We approached the runway and gathered enough speed to begin our ascent. The take-off was bumpy. Climbing to our cruising altitude was like driving on a Chicago Street full of potholes. I always wait for the pilot to turn off the seatbelt sign as an indication of safety but during this flight the light remained illuminated. Instead of reassuring us of our safety, he got on the loudspeaker and told us that the duration of the flight would be turbulent and that we should only get out of our seats if necessary. Great! At least the flight to NY would be short.
After an hour or so, I felt the plane begin to descend and I was relieved. As soon as I exhaled and began to relax, the flight attendant came on the intercom and warned us that the winds in Islip were strong and that our landing was going to be very bumpy. This was followed by an announcement from the captain telling all flight attendants to sit down and buckle up.
It felt like the plane was being blown back and forth as we were approaching the runway.The pilot struggled to steady the wings. My muscles were tense. I had one hand around Mikayla holding her to my chest and the other hand gripping the armrest. A gust of wind would come every few seconds causing the plane to sway and the passengers to gasp.
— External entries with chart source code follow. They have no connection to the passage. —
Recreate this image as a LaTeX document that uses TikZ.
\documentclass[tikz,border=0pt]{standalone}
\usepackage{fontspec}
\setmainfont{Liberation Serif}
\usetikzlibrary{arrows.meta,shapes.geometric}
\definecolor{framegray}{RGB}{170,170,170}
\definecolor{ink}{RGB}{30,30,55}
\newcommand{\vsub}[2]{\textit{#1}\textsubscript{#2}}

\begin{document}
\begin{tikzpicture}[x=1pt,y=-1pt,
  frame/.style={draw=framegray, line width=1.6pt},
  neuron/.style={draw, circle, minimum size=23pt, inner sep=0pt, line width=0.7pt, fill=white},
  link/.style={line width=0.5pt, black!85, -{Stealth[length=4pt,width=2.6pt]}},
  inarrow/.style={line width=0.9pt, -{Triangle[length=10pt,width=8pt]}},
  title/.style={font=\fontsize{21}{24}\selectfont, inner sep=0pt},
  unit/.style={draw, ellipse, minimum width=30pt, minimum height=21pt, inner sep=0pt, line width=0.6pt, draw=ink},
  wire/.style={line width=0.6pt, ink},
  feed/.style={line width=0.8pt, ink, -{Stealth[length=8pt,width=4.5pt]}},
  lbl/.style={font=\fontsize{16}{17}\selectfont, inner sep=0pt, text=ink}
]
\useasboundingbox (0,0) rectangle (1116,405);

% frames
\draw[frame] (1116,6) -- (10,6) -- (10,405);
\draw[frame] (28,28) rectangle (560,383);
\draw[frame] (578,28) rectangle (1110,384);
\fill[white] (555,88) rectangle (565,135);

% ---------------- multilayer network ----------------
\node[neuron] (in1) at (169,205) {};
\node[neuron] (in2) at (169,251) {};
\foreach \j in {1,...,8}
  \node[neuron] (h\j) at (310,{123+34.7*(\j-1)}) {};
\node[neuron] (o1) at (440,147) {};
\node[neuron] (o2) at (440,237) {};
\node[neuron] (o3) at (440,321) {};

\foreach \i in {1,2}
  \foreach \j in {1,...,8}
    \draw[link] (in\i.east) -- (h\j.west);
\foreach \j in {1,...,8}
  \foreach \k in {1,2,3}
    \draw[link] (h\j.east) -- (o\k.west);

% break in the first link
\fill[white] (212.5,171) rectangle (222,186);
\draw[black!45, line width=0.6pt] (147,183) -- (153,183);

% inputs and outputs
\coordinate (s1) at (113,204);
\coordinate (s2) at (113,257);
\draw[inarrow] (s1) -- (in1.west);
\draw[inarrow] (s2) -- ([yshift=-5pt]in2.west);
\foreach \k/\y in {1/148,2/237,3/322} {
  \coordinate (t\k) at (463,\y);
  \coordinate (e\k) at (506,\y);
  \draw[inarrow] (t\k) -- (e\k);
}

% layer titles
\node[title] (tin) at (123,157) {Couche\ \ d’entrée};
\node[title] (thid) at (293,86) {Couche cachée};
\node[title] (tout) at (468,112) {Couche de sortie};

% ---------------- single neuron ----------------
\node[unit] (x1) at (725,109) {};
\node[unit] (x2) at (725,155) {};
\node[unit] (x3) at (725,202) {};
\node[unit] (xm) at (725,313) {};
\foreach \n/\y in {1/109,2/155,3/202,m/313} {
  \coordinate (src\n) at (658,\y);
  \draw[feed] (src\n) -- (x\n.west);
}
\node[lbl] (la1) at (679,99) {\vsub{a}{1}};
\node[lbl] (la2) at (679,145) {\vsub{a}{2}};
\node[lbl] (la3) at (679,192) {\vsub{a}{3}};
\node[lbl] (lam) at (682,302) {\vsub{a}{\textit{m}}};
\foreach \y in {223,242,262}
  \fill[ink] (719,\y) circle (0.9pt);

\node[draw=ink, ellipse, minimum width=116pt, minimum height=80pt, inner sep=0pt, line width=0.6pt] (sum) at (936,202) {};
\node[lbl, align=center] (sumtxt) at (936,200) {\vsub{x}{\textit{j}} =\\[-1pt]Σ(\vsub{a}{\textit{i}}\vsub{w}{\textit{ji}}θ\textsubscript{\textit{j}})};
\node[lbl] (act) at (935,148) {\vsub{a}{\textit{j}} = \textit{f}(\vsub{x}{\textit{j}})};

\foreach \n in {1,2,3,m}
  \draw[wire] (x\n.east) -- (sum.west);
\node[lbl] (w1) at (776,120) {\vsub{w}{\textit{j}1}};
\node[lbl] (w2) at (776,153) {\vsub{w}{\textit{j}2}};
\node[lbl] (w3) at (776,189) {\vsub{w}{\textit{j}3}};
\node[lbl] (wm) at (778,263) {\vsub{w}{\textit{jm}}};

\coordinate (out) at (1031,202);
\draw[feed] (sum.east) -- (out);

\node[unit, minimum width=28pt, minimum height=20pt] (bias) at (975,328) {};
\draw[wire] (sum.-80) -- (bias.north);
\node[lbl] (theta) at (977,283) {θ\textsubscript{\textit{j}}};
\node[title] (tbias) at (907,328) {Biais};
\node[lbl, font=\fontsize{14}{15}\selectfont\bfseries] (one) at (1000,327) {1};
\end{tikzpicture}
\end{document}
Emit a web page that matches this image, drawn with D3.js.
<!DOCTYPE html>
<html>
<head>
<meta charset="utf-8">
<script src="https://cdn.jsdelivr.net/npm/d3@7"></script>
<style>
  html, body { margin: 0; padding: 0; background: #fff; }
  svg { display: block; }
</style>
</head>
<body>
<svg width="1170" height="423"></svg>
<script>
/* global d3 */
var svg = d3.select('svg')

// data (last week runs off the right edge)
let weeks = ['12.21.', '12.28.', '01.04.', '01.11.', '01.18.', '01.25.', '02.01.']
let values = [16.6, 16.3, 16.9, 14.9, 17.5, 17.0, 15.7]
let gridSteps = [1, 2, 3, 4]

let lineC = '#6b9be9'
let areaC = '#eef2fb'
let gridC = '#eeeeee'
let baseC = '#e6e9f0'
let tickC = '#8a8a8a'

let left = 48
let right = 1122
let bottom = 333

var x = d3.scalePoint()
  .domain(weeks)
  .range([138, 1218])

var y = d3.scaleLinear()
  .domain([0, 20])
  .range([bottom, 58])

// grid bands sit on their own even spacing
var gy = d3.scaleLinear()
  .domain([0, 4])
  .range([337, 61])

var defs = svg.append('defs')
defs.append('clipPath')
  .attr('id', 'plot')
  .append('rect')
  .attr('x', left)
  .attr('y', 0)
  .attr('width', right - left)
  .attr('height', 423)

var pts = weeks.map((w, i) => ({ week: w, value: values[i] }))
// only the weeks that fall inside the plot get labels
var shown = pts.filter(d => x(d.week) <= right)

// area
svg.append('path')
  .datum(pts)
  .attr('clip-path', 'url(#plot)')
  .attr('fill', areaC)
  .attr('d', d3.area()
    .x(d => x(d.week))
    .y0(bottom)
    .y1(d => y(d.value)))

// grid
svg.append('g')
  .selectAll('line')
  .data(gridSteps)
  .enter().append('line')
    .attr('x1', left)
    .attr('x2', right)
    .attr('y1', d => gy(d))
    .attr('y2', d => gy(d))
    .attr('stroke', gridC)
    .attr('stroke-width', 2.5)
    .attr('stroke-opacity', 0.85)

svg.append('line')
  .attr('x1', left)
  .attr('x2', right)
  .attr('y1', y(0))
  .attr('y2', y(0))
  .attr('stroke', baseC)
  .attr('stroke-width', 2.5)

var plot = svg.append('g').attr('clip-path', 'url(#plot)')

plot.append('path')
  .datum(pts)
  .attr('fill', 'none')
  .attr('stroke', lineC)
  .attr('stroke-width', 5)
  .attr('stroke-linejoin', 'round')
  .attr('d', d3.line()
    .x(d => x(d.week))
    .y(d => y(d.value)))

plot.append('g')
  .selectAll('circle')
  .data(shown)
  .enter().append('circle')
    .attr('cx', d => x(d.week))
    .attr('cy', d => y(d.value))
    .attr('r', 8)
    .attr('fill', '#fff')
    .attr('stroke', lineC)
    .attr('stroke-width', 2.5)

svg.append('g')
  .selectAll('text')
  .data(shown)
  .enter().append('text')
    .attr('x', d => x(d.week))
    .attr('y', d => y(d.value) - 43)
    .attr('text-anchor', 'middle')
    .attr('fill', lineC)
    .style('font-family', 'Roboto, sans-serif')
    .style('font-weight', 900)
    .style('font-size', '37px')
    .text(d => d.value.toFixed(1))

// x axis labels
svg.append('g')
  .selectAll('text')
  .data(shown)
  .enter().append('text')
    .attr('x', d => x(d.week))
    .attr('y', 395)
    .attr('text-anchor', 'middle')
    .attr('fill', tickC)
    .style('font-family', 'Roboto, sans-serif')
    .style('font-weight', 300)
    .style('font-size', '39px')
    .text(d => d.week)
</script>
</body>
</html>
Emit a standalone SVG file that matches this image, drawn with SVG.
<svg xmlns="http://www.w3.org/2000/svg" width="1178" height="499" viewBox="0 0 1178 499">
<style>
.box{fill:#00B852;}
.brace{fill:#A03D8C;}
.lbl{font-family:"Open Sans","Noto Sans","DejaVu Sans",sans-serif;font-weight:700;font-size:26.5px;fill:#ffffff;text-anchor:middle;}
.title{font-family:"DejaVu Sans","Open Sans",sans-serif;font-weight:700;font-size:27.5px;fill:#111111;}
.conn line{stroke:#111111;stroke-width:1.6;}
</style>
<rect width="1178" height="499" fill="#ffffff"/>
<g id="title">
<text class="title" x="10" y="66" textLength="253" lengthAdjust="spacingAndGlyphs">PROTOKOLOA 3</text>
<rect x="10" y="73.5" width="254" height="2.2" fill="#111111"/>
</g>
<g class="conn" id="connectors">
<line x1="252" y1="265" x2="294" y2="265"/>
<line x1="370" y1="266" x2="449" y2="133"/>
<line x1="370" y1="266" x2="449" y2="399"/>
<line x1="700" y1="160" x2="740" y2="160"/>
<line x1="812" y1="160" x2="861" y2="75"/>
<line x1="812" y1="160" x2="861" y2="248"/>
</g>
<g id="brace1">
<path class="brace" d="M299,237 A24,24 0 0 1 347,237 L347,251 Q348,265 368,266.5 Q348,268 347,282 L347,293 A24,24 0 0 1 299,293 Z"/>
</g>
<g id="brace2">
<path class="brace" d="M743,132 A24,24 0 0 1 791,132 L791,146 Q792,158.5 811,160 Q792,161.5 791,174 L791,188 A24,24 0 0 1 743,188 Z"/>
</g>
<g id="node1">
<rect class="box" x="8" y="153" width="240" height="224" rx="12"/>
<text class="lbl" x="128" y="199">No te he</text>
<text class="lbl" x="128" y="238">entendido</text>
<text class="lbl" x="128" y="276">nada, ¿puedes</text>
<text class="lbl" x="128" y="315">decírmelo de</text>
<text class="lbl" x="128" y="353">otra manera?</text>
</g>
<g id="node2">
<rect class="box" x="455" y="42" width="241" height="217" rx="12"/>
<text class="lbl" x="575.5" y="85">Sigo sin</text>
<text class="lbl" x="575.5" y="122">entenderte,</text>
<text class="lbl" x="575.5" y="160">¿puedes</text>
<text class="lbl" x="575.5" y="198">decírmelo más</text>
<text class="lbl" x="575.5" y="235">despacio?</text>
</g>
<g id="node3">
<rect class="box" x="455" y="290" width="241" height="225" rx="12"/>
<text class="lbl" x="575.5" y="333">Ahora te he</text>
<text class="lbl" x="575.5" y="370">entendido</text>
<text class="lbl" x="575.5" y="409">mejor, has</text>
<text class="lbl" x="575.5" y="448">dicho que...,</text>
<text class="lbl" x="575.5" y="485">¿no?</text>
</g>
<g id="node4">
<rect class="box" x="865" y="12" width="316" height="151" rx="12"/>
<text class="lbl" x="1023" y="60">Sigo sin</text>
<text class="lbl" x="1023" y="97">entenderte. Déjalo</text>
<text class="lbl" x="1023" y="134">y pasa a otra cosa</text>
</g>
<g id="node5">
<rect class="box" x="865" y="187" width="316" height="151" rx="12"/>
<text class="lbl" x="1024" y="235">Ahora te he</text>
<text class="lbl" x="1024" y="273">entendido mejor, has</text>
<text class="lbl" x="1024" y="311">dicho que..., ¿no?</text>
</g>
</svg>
All the while my little boy was bouncing in his seat trying to get a look out the window and saying, “Whooo dada, dada look, dada this is fun.” When He fell silent for a minute or so, I began wondering why. I managed to peel my eyes away from the window and look at him. He had fallen asleep!!! What? How can he sleep at a time like this? If any of you know my son, this is extremely out of character. He is not a fan of sleep and it certainly doesn’t come easy to him. But there he was, sitting right beside me sleeping like a baby as the aircraft blew back and forth and his mommy was having a nervous breakdown. Somehow my son was relaxed enough to fall into a deep sleep and he was resting.
As I looked at him in wonder, I felt God whisper to my heart “that is exactly how I want you to be.” I instantly understood the Lord’s message to me. During life’s most turbulent times I want you to be at rest because you trust in me. At that moment I knew that my anxiety was an indication of my lack of trust in the Lord.
Makaio doesn’t understand the dangers of flying in an airplane. He just simply trusts his mommy and daddy. That’s it. His trust in Wouter and I guards his heart against fear. Jesus calls us all to have this “child-like” faith and tells us that it’s a necessity for entering His kingdom. We must simply trust Him the same way Makaio trusts Wouter and I… enough to follow us anywhere.
Now, a few months later, I am still trying to allow this beautiful truth to permeate me and take root in how I live my life. I haven’t gotten very far yet and I know it may take a lifetime. But the image of a simple faith untainted by the disappointments of this life drives me forward toward trusting Him with reckless abandon.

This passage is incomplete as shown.